▶ [YOUR INSTRUCTIONS] Each line below should be retyped exactly, with no pictures.

START

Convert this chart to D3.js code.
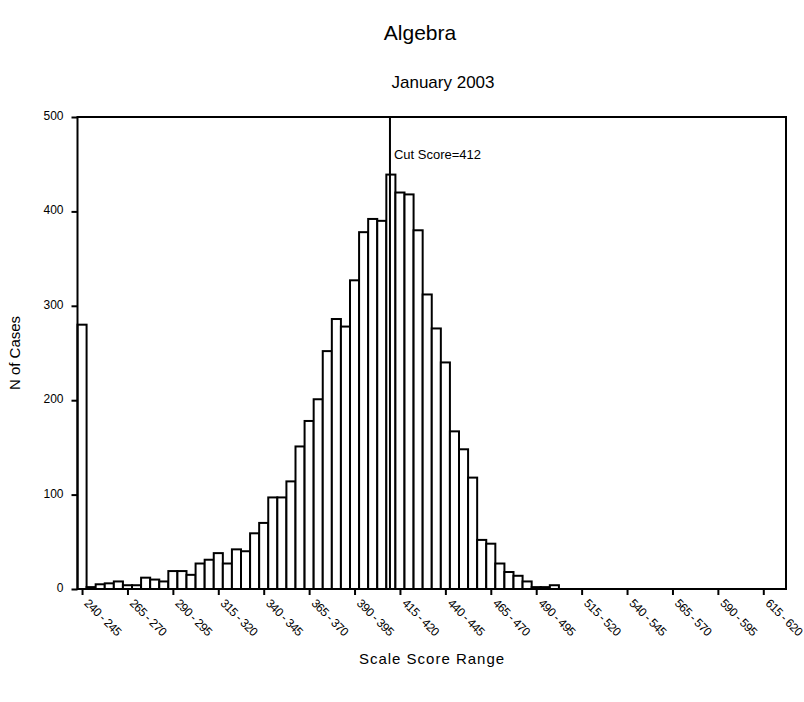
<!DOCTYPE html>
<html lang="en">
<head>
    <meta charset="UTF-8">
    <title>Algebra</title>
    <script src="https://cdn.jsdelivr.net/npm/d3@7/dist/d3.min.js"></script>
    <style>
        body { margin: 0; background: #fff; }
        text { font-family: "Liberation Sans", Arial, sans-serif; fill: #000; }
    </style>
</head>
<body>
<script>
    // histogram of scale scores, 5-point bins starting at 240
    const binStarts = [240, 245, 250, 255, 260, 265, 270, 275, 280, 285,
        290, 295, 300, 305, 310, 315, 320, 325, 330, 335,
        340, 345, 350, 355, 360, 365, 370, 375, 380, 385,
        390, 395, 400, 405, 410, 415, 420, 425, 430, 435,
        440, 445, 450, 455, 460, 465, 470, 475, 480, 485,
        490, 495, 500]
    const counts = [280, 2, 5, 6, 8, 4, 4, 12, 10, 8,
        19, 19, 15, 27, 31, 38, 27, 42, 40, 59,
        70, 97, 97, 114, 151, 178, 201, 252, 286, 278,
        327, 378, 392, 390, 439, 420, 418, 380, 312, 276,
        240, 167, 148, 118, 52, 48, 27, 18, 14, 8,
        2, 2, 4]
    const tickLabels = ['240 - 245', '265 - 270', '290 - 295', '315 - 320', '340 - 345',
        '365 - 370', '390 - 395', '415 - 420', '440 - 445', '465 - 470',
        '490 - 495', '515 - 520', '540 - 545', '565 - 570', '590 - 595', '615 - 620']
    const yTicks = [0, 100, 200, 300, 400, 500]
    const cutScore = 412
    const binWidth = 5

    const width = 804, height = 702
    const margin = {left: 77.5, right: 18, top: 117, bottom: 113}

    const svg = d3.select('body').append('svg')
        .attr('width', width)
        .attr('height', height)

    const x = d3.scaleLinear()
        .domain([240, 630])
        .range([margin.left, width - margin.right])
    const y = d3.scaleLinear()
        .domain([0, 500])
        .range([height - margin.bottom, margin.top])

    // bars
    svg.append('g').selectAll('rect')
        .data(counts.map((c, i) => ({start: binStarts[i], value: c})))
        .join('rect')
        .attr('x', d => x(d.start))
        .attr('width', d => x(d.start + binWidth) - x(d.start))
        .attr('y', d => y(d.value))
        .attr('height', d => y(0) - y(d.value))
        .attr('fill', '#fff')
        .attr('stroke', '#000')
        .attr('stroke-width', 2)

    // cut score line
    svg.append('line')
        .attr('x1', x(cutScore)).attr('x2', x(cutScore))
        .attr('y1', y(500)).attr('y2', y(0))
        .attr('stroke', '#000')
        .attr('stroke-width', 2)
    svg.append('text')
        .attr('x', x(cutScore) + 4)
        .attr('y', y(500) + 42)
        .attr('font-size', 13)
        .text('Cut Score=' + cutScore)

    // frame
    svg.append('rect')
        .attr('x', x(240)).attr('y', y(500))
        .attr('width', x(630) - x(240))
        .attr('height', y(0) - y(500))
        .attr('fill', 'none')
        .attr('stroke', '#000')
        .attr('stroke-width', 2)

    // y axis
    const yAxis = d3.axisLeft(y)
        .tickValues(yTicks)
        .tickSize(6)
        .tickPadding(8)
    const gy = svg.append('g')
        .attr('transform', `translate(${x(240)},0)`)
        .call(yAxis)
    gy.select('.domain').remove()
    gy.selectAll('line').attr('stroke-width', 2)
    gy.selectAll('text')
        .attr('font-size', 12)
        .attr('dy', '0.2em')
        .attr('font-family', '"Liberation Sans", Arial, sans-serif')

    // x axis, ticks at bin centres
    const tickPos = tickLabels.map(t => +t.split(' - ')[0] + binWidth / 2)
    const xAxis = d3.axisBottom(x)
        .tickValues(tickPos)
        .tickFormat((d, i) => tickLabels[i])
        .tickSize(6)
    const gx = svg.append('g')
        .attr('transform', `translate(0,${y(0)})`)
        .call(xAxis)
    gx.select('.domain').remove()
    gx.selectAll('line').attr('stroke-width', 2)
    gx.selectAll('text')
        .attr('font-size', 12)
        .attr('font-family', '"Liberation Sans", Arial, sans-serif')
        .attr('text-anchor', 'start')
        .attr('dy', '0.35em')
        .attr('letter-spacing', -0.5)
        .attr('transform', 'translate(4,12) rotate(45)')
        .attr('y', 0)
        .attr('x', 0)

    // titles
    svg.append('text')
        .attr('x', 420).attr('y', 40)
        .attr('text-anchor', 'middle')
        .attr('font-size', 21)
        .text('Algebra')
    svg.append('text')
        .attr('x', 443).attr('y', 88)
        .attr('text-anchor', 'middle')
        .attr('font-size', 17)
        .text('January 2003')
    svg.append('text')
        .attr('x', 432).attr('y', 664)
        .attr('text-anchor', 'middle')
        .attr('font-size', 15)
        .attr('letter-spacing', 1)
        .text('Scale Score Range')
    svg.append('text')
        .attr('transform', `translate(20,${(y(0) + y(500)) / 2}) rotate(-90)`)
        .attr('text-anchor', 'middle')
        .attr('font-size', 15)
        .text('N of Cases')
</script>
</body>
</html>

END

▶ [TASK OUTPUT]
Convert this chart to D3.js code.
<!DOCTYPE html>
<html lang="en">
<head>
    <meta charset="UTF-8">
    <title>Algebra</title>
    <script src="https://cdn.jsdelivr.net/npm/d3@7/dist/d3.min.js"></script>
    <style>
        body { margin: 0; background: #fff; }
        text { font-family: "Liberation Sans", Arial, sans-serif; fill: #000; }
    </style>
</head>
<body>
<script>
    // histogram of scale scores, 5-point bins starting at 240
    const binStarts = [240, 245, 250, 255, 260, 265, 270, 275, 280, 285,
        290, 295, 300, 305, 310, 315, 320, 325, 330, 335,
        340, 345, 350, 355, 360, 365, 370, 375, 380, 385,
        390, 395, 400, 405, 410, 415, 420, 425, 430, 435,
        440, 445, 450, 455, 460, 465, 470, 475, 480, 485,
        490, 495, 500]
    const counts = [280, 2, 5, 6, 8, 4, 4, 12, 10, 8,
        19, 19, 15, 27, 31, 38, 27, 42, 40, 59,
        70, 97, 97, 114, 151, 178, 201, 252, 286, 278,
        327, 378, 392, 390, 439, 420, 418, 380, 312, 276,
        240, 167, 148, 118, 52, 48, 27, 18, 14, 8,
        2, 2, 4]
    const tickLabels = ['240 - 245', '265 - 270', '290 - 295', '315 - 320', '340 - 345',
        '365 - 370', '390 - 395', '415 - 420', '440 - 445', '465 - 470',
        '490 - 495', '515 - 520', '540 - 545', '565 - 570', '590 - 595', '615 - 620']
    const yTicks = [0, 100, 200, 300, 400, 500]
    const cutScore = 412
    const binWidth = 5

    const width = 804, height = 702
    const margin = {left: 77.5, right: 18, top: 117, bottom: 113}

    const svg = d3.select('body').append('svg')
        .attr('width', width)
        .attr('height', height)

    const x = d3.scaleLinear()
        .domain([240, 630])
        .range([margin.left, width - margin.right])
    const y = d3.scaleLinear()
        .domain([0, 500])
        .range([height - margin.bottom, margin.top])

    // bars
    svg.append('g').selectAll('rect')
        .data(counts.map((c, i) => ({start: binStarts[i], value: c})))
        .join('rect')
        .attr('x', d => x(d.start))
        .attr('width', d => x(d.start + binWidth) - x(d.start))
        .attr('y', d => y(d.value))
        .attr('height', d => y(0) - y(d.value))
        .attr('fill', '#fff')
        .attr('stroke', '#000')
        .attr('stroke-width', 2)

    // cut score line
    svg.append('line')
        .attr('x1', x(cutScore)).attr('x2', x(cutScore))
        .attr('y1', y(500)).attr('y2', y(0))
        .attr('stroke', '#000')
        .attr('stroke-width', 2)
    svg.append('text')
        .attr('x', x(cutScore) + 4)
        .attr('y', y(500) + 42)
        .attr('font-size', 13)
        .text('Cut Score=' + cutScore)

    // frame
    svg.append('rect')
        .attr('x', x(240)).attr('y', y(500))
        .attr('width', x(630) - x(240))
        .attr('height', y(0) - y(500))
        .attr('fill', 'none')
        .attr('stroke', '#000')
        .attr('stroke-width', 2)

    // y axis
    const yAxis = d3.axisLeft(y)
        .tickValues(yTicks)
        .tickSize(6)
        .tickPadding(8)
    const gy = svg.append('g')
        .attr('transform', `translate(${x(240)},0)`)
        .call(yAxis)
    gy.select('.domain').remove()
    gy.selectAll('line').attr('stroke-width', 2)
    gy.selectAll('text')
        .attr('font-size', 12)
        .attr('dy', '0.2em')
        .attr('font-family', '"Liberation Sans", Arial, sans-serif')

    // x axis, ticks at bin centres
    const tickPos = tickLabels.map(t => +t.split(' - ')[0] + binWidth / 2)
    const xAxis = d3.axisBottom(x)
        .tickValues(tickPos)
        .tickFormat((d, i) => tickLabels[i])
        .tickSize(6)
    const gx = svg.append('g')
        .attr('transform', `translate(0,${y(0)})`)
        .call(xAxis)
    gx.select('.domain').remove()
    gx.selectAll('line').attr('stroke-width', 2)
    gx.selectAll('text')
        .attr('font-size', 12)
        .attr('font-family', '"Liberation Sans", Arial, sans-serif')
        .attr('text-anchor', 'start')
        .attr('dy', '0.35em')
        .attr('letter-spacing', -0.5)
        .attr('transform', 'translate(4,12) rotate(45)')
        .attr('y', 0)
        .attr('x', 0)

    // titles
    svg.append('text')
        .attr('x', 420).attr('y', 40)
        .attr('text-anchor', 'middle')
        .attr('font-size', 21)
        .text('Algebra')
    svg.append('text')
        .attr('x', 443).attr('y', 88)
        .attr('text-anchor', 'middle')
        .attr('font-size', 17)
        .text('January 2003')
    svg.append('text')
        .attr('x', 432).attr('y', 664)
        .attr('text-anchor', 'middle')
        .attr('font-size', 15)
        .attr('letter-spacing', 1)
        .text('Scale Score Range')
    svg.append('text')
        .attr('transform', `translate(20,${(y(0) + y(500)) / 2}) rotate(-90)`)
        .attr('text-anchor', 'middle')
        .attr('font-size', 15)
        .text('N of Cases')
</script>
</body>
</html>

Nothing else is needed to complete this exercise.